Thanks for your reply.
Stored procedures are used throughout with parameters and the column is nvarchar(max)
When the stored procedure to update the row is called, the character output is 0175, however when the stored procedure is called to retrieve the data from the front end, the character output as 0077.
What i'm really struggling to get my head around, is when the same stored procedure is called from the admin page to retrieve the data, the character output is 0175!!

I can't understand how the same stored procedure called from the same class can output 2 different characters for the same field depending on whether its called from the admin page or front end when UTF-8 has been specified throughout!

Another strange thing is that another page on the front end also retrieves some other page content but from another table which also contains a ŵ character, yet that one shows ok, so can't be an issue with font.

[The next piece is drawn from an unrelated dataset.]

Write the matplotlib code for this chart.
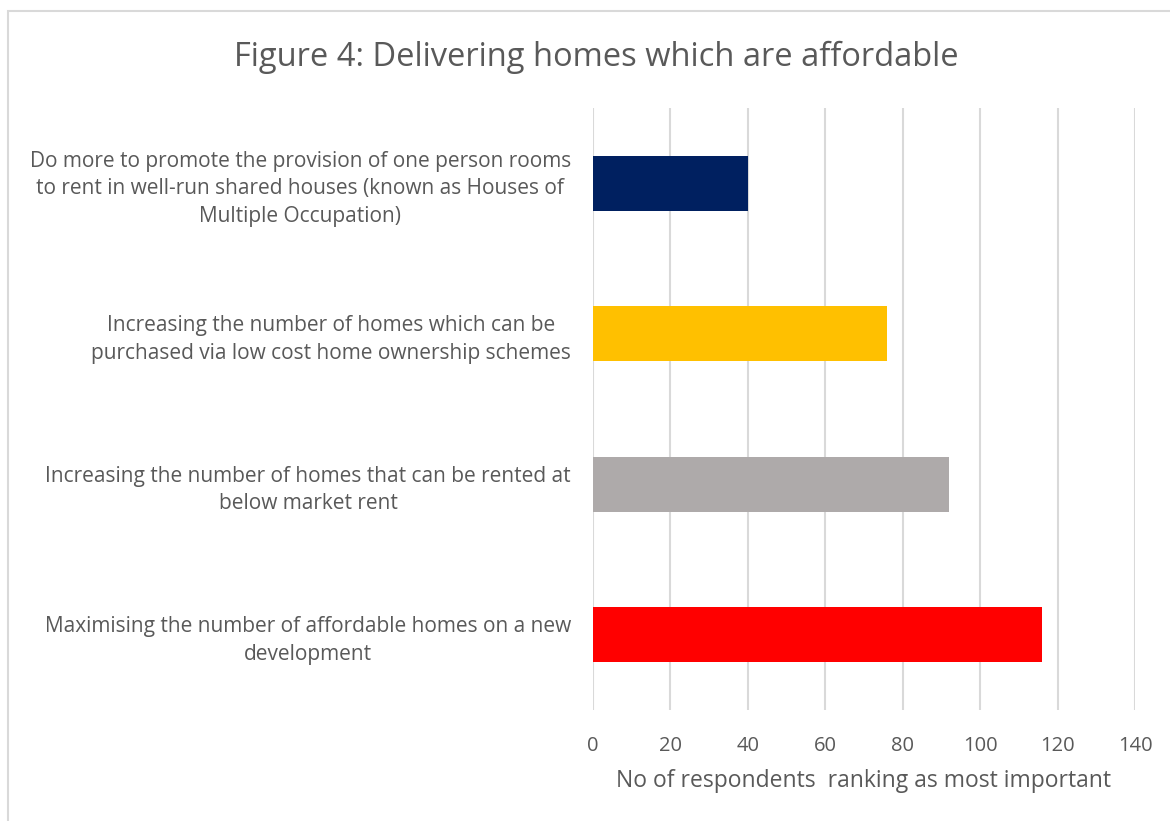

Its a legacy system and the table and stored procedures may have been varchars before the customer started adding welsh content but I've checked them all and they are now nvarchars, I thought the database may have been caching the stored procedures with the varchars so have also run:
DBCC FREEPROCCACHE
DBCC DROPCLEANBUFFERS
to clear the cache and buffer in the database but it has made no difference. Have i missed anything?

I've spent days doing everything I can think of to figure out whats causing this problem and getting no-where :-( I'm flummoxed!!

Cheers
Sam
sam sinfield replied to sam sinfield on 15-Mar-12 11:18 AM
fixed it!!
thanks for all the input, there was an isapi re-write rule on the admin page so it was actually going to a different page than it should have been!!!!!!! doh!!!